How to decide? Start by redefining success

Rather than slip down the slope of slot-filling, soul-crushing, fall in line work, my approach is to craft an alternative reality. This redefined vision of success begins with rejecting the false choice between need, and love. As a former colleague of mine who sadly recently passed would say, “You need to recognize when the situation you’re confronted with isn’t in opposition but is, in fact, a polarity.” Stated otherwise, think “both/and” rather than “either/or.” The former is about finding balance by managing the relationship between competing issues while the latter is concerned with trade-offs. In business, there’s the need, then there’s you. By focusing on finding the “both/and” balance between the needs that exist, and what you love to do, the door is opened to a reality where success isn’t achieved for the one at the cost of the other. For me, this means leading first with what I’m passionate about, and then working hard to identify and cultivate relationships with like-minded people. In short, find my space, and my people.

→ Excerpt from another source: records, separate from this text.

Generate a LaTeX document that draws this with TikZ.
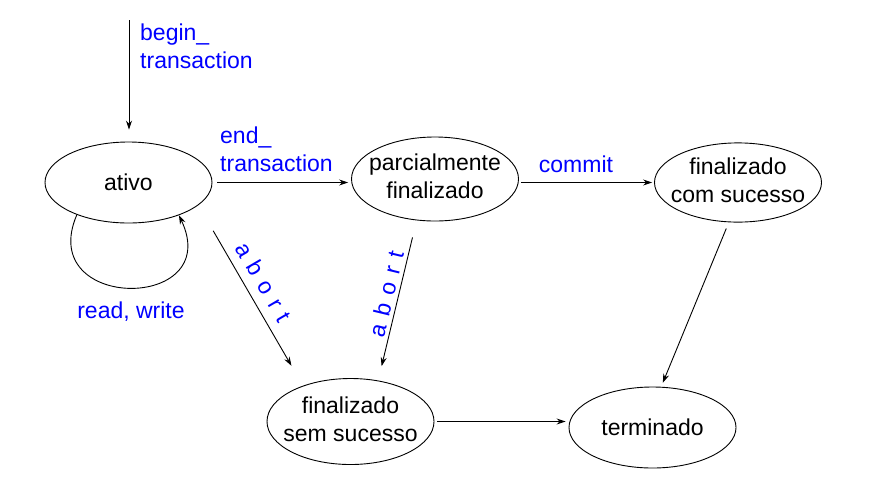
\documentclass[tikz,border=0pt]{standalone}
\usepackage{fontspec}
\setmainfont{Liberation Sans}
\usetikzlibrary{shapes.geometric,arrows.meta}
\definecolor{lblblue}{RGB}{0,0,255}
\newcommand{\twoline}[2]{\makebox[0pt][c]{\raisebox{-2.5pt}{\begin{tabular}{@{}c@{}}#1\\#2\end{tabular}}}}
\begin{document}
\begin{tikzpicture}[x=1pt,y=-1pt,
  stbox/.style={draw, ellipse, line width=0.9pt, minimum width=167pt, inner sep=0pt, align=center,
    font=\fontsize{23}{28}\selectfont},
  lbl/.style={text=lblblue, font=\fontsize{23}{28}\selectfont, inner sep=0pt},
  spaced/.style={font=\fontsize{23}{28}\selectfont\addfontfeature{LetterSpace=38}},
  arr/.style={draw, line width=0.9pt, -{Stealth[length=9pt,width=6pt,inset=3pt]}}]
\useasboundingbox (0,0) rectangle (869,488);

\node[stbox, minimum height=81pt] (ativo) at (128.5,182.5) {ativo};
\node[stbox, minimum height=84pt] (parcial) at (435,179) {\twoline{parcialmente}{finalizado}};
\node[stbox, minimum height=79pt] (com) at (738,182.5) {\twoline{finalizado}{com sucesso}};
\node[stbox, minimum height=86pt] (sem) at (350.5,421.5) {\twoline{finalizado}{sem sucesso}};
\node[stbox, minimum height=81pt] (term) at (652.5,427.5) {terminado};

\coordinate (start) at (129,20);

% begin
\draw[arr, shorten >=12pt] (start) -- (start |- ativo.north);
\node[lbl, anchor=west, align=left] (lbegin) at (140,46) {begin\_\\transaction};

% end transaction
\draw[arr, shorten <=5pt, shorten >=3pt] (ativo.east) -- (ativo.east -| parcial.west);
\node[lbl, anchor=west, align=left] (lend) at (220,149) {end\_\\transaction};

% commit
\draw[arr, shorten <=2pt, shorten >=2pt] (parcial.east |- com.west) -- (com.west);
\node[lbl] (lcommit) at (576,164) {commit};

% abort 1
\draw[arr, shorten <=29.5pt, shorten >=23pt] (ativo.-18.6) -- (sem.143.7);
\node[lbl, spaced, rotate=-59.7] (labort1) at (264,282) {abort};

% abort 2
\draw[arr, shorten <=17.5pt, shorten >=14.7pt] (parcial.-114.9) -- (sem.56.3);
\node[lbl, spaced, rotate=76.5] (labort2) at (386,294) {abort};

% com sucesso -> terminado
\draw[arr, shorten <=6.7pt, shorten >=4.3pt] (com.-103.6) -- (term.78);

% sem sucesso -> terminado
\draw[arr, shorten <=3pt, shorten >=3pt] (sem.east) -- (sem.east -| term.west);

% loop
\draw[arr] (ativo.-148.2) .. controls (35,312) and (225,312) .. (ativo.-33.4);
\node[lbl] (lrw) at (131,312) {read, write};
\end{tikzpicture}
\end{document}
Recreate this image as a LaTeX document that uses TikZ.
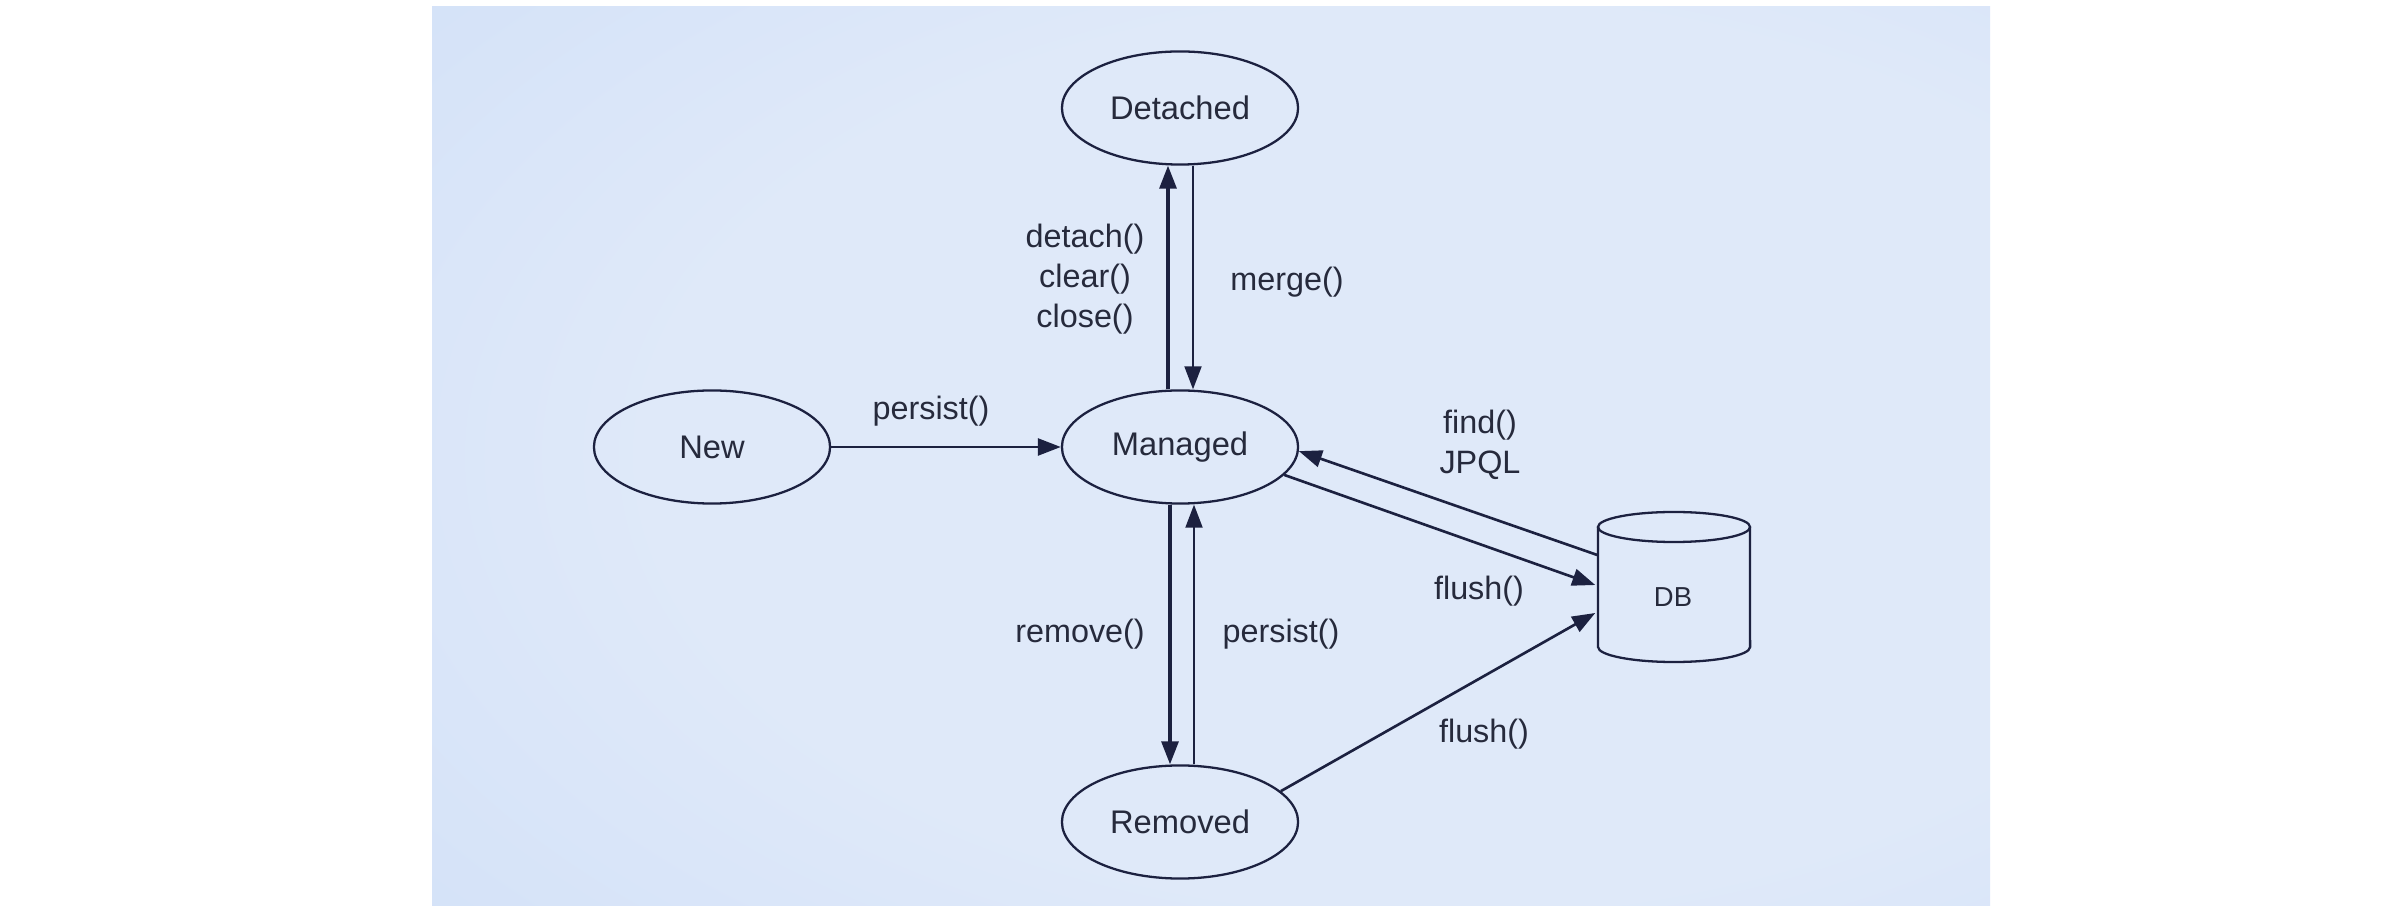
\documentclass[tikz,border=0pt]{standalone}
\usepackage{fontspec}
\setmainfont{Liberation Sans}
\usetikzlibrary{arrows.meta,calc,shapes.geometric}
\definecolor{ink}{HTML}{1C2140}
\definecolor{txt}{HTML}{262A3C}
\definecolor{bgin}{HTML}{DFE9F9}
\definecolor{bgmid}{HTML}{D1E0F8}
\definecolor{bgout}{HTML}{BCD1F5}
\pgfdeclareradialshading{bgshade}{\pgfpoint{10bp}{0bp}}{color(0bp)=(bgin); color(25bp)=(bgin); color(45bp)=(bgmid); color(75bp)=(bgout); color(90bp)=(bgout)}
\tikzset{
  state/.style={ellipse, draw=ink, line width=0.65pt, minimum width=2.36cm, minimum height=1.13cm, inner sep=0pt, text=txt, font=\fontsize{9.3pt}{11pt}\selectfont},
  lbl/.style={text=txt, font=\fontsize{9.2pt}{11.4pt}\selectfont, align=center, inner sep=0pt},
  tip/.style={-{Triangle[length=0.23cm,width=0.17cm]}},
  thickarrow/.style={tip, draw=ink, line width=0.9pt},
  thinarrow/.style={tip, draw=ink, line width=0.55pt},
  midarrow/.style={tip, draw=ink, line width=0.75pt},
}
\begin{document}
\begin{tikzpicture}[x=0.01cm,y=0.01cm]
\useasboundingbox (0,0) rectangle (2400,-910);
\fill[white] (0,0) rectangle (2400,-910);
\shade[shading=bgshade] (432,-7) rectangle (1990,-905);

% states
\node[state] (new) at (712,-447) {New};
\node[state] (managed) at (1180,-447) {Managed};
\node[state] (detached) at (1180,-108) {Detached};
\node[state] (removed) at (1180,-822) {Removed};

% database cylinder
\node[minimum width=1.52cm, minimum height=1.50cm, inner sep=0pt] (db) at (1674,-587) {};
\draw[ink, line width=0.65pt] (1598,-527) -- (1598,-647)
   arc[start angle=180, end angle=360, x radius=0.76cm, y radius=0.15cm] -- (1750,-527);
\draw[ink, line width=0.65pt] (1674,-527) ellipse [x radius=0.76cm, y radius=0.15cm];
\node[text=txt, font=\fontsize{7.8pt}{9pt}\selectfont, inner sep=0pt] (dbtext) at (1673,-597) {DB};

% connectors
\draw[midarrow] (new.east) -- (managed.west);
\draw[thickarrow] ($(managed.north)+(-12,0)$) -- ($(detached.south)+(-12,0)$);
\draw[thinarrow] ($(detached.south)+(13,0)$) -- ($(managed.north)+(13,0)$);
\draw[thickarrow] ($(managed.south)+(-10,0)$) -- ($(removed.north)+(-10,0)$);
\draw[thinarrow] ($(removed.north)+(14,0)$) -- ($(managed.south)+(14,0)$);
\draw[midarrow] ($(db.west)+(0,32)$) -- (managed.-2);
\draw[midarrow] (managed.-15) -- ($(db.west)+(-2,2)$);
\draw[midarrow] (removed.17) -- ($(db.west)+(-2,-26)$);

% labels
\node[lbl] (l1) at (931,-411) {persist()};
\node[lbl] (l2) at (1085,-279) {detach()\\clear()\\close()};
\node[lbl] (l3) at (1287,-282) {merge()};
\node[lbl] (l4) at (1080,-634) {remove()};
\node[lbl] (l5) at (1281,-634) {persist()};
\node[lbl] (l6) at (1480,-445) {find()\\JPQL};
\node[lbl] (l7) at (1479,-591) {flush()};
\node[lbl] (l8) at (1484,-734) {flush()};
\end{tikzpicture}
\end{document}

This is how I’ve chosen to define my path to success. This next part is critically important, and admittedly difficult…I must then resist impulses to pursue whatever just comes along.

Go forth, confidently

This is the choice I’ve made for myself, and the one I’d advocate for you. I’m not saying it’s been easy, because honestly, chasing behind some of the work people seem to think I should do is indeed tempting. But, this path feels right. And I’m committed to my choice, even if it limits my growth potential. By considering this approach you will at the very least know that what you’re doing and why you’re doing it are in alignment. And who knows, you may even find out that the opportunity pool you’ve chosen to wade into is far deeper than it appears at first glance.